First, they let search engines see other language versions of your pages, thus making them available to a much wider range of users in search.
Second, hreflang annotations let you specify location in addition to language. This way you can tell Google what what exact page it should show to users depending on their location. As Google favors local search results, your chances to drive more organic visitors, say, in France, are much higher with a French page than with an English one.
Third, specifying hreflang annotations lets Google draw ties between your localized pages and the entire website. This strengthens the whole domain and your chances to win better positions in SERPs grow faster.
Hreflang optimization is closely connected to localization, so you will need a powerful tool capable of this. WebSite Auditor will do.
In WebSite Auditor, go to Site Structure > Site Audit and pay attention to the Localization section.
The tool will spot any issues related to hreflang tags and show the URLs these issues are found at. All you need is to check the pages and take relevant measures.

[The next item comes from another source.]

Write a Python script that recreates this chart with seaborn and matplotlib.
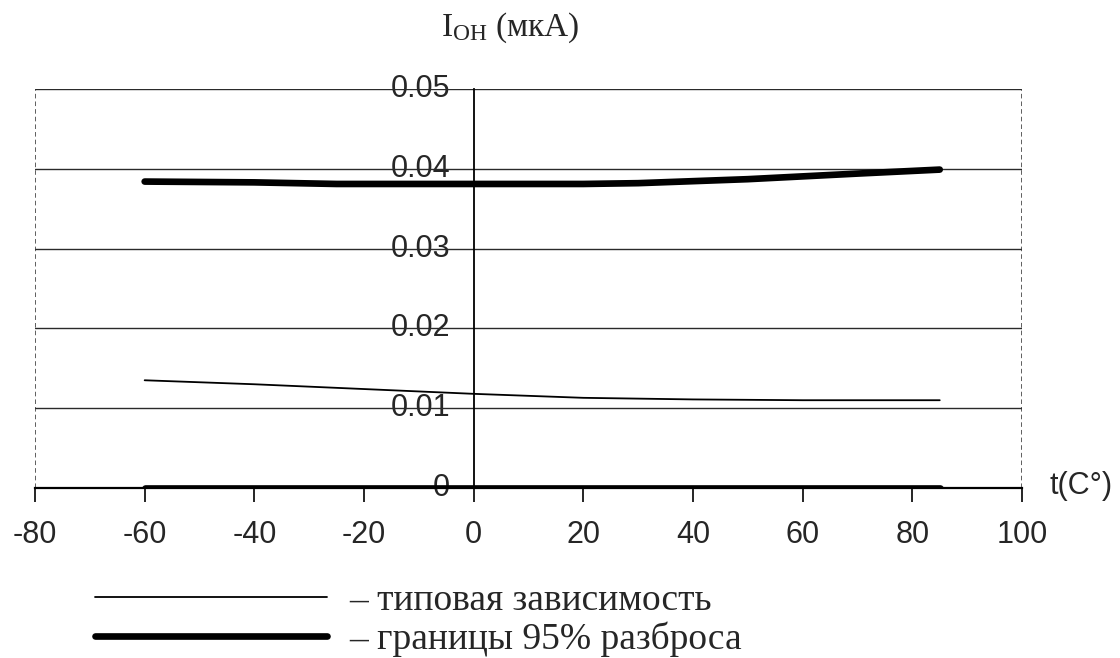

If you are only planning to go international and need to set up hreflang tags properly, you can easily do it with the help of an in-built hreflang generator in WebSite Auditor. Here’s how:
Go to Site Structure > Pages, click the Website Tools icon, and choose Localization:
Choose a URL you want to generate hreflang for, click Add Localization, and select the language and region you need.
Once done, you can export the file and place the content in your HTML <head> section.
Note: Although locating hreflang tags in the <head> section is considered the best option, you can also choose to place hreflang annotations in an XML sitemap. This suits websites that are way too big. There’s also an option to add hreflang in the HTTP header — the way out for non-HTML files like .pdf, .doc. etc.
Last, but not least, is Schema markup. Schema is actually a whole system of HTML tags. They can be added to your code to tell search engines about all kinds of things: your contact details, product prices, recipe ingredients, and much more.
Schema markup is used to point out specific pieces of information on a page, and Google can use these pieces of information to create rich snippets. For example, if you apply Schema to a recipe page, Google will know the cooking time, the ingredients, the number of reviews, and even the calorie count of the recipe. And it will use the information to create these:
These are called rich snippets and, as you can see, they blow regular snippets out of the water. And Google has made more and more of these types of snippets available over the past few years. Today, we’ve got article, product, event, book, movie, and hundreds of other schemas that can enhance your search appearance.
Schema can get a bit complicated and it’s not something you can type out by hand. The best way to apply schema to a page is by using Structured Data Markup Helper. There, you can choose the type of Schema, enter your URL, and then simply select the text on the page and mark it up:
Once you are done, you can copy the code from the helper and paste onto your page.
I’d say HTML tags are pretty important for SEO, perhaps even more than before. Google is changing SERP quite rapidly, making it more interactive and adding new types of snippets. To participate in all that, to remain competitive in search, you’d have to start working on your headings and your rich results today.